───── Available data ─────

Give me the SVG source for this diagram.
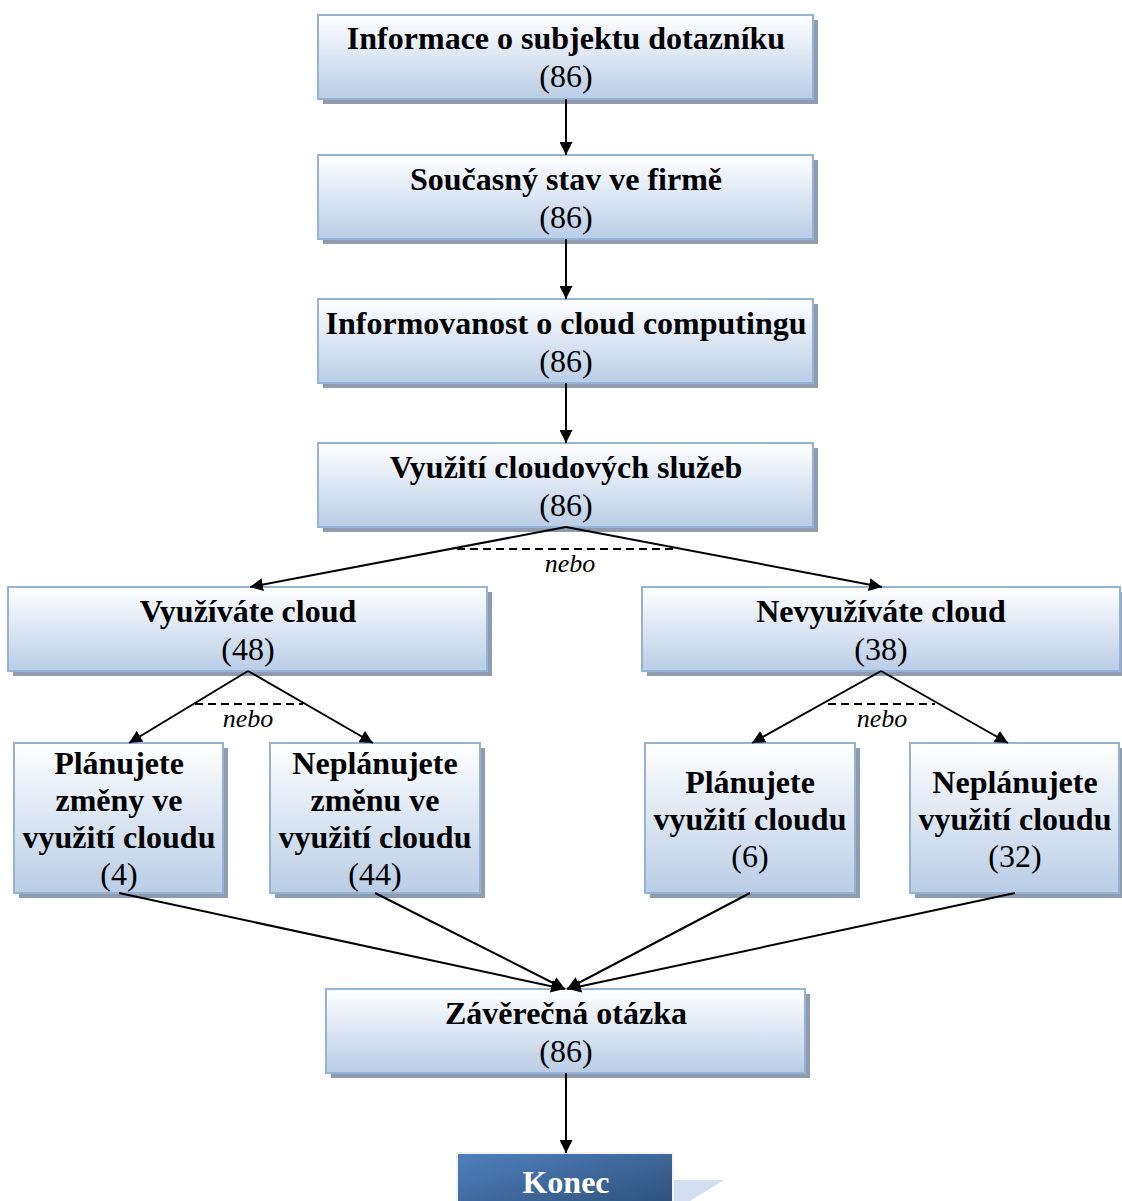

─────
───── Available data ─────

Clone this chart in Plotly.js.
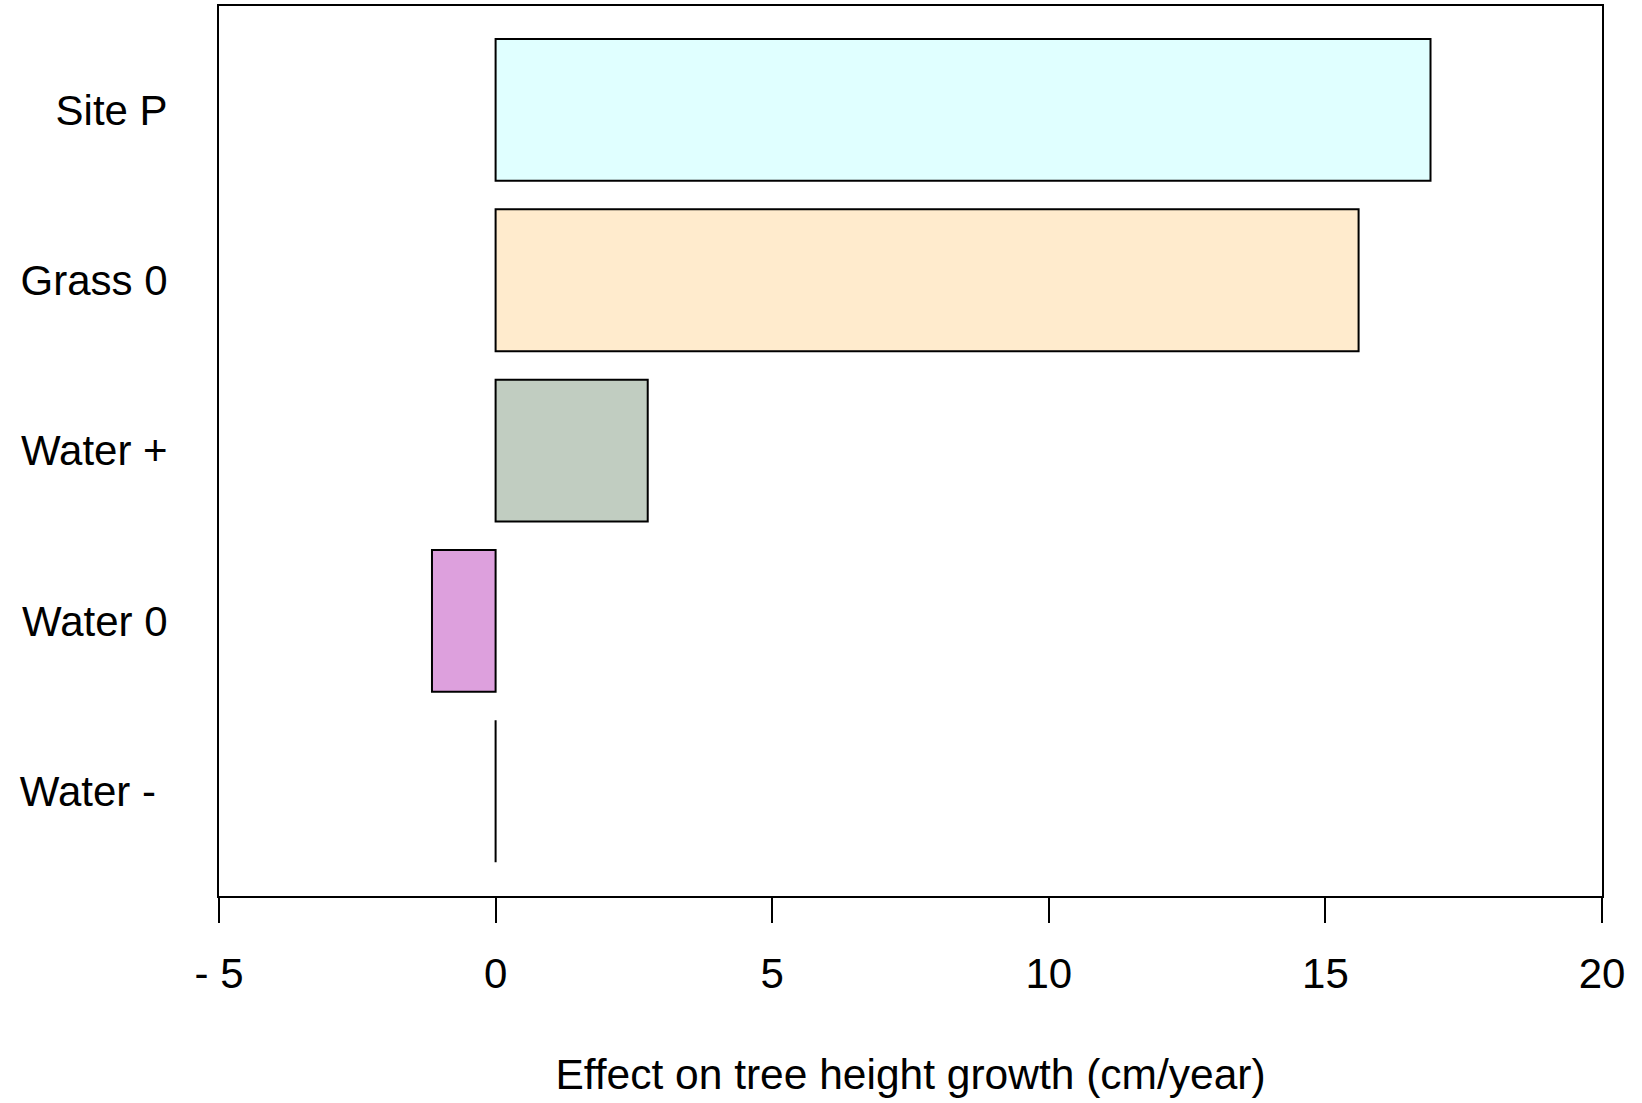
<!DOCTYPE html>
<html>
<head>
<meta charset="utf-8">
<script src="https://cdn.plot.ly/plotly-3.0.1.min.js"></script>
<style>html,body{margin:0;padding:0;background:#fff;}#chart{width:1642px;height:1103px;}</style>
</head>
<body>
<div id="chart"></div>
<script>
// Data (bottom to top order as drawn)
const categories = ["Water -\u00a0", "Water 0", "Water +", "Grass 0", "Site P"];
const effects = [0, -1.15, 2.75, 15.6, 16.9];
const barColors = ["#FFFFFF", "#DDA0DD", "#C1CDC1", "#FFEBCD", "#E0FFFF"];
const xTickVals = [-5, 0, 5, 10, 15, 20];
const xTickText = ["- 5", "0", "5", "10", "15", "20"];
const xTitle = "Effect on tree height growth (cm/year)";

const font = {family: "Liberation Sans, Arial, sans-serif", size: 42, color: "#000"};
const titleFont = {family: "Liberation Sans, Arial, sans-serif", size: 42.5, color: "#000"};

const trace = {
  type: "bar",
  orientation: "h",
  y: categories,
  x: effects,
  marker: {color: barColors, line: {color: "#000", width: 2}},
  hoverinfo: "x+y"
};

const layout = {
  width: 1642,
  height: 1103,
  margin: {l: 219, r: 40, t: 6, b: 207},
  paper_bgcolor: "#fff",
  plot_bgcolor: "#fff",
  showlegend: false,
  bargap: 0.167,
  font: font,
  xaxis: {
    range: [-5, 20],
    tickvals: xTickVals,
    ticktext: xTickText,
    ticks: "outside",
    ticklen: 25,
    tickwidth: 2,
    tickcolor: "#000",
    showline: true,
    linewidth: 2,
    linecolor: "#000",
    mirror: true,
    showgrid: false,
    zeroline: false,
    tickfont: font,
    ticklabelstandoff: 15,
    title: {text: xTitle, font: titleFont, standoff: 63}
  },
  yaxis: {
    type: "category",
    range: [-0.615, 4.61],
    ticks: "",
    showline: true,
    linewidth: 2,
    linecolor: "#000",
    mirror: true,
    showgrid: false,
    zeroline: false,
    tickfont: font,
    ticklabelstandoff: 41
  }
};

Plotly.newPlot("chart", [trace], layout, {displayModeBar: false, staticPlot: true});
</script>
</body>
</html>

─────

● Exercise requirements
Only the lines between the line with "Clone this chart in Plotly.js." and the line with "on tree height", inclusive, should be reproduced, exactly as written and without pictures.

● Output for this task
Clone this chart in Plotly.js.
<!DOCTYPE html>
<html>
<head>
<meta charset="utf-8">
<script src="https://cdn.plot.ly/plotly-3.0.1.min.js"></script>
<style>html,body{margin:0;padding:0;background:#fff;}#chart{width:1642px;height:1103px;}</style>
</head>
<body>
<div id="chart"></div>
<script>
// Data (bottom to top order as drawn)
const categories = ["Water -\u00a0", "Water 0", "Water +", "Grass 0", "Site P"];
const effects = [0, -1.15, 2.75, 15.6, 16.9];
const barColors = ["#FFFFFF", "#DDA0DD", "#C1CDC1", "#FFEBCD", "#E0FFFF"];
const xTickVals = [-5, 0, 5, 10, 15, 20];
const xTickText = ["- 5", "0", "5", "10", "15", "20"];
const xTitle = "Effect on tree height growth (cm/year)";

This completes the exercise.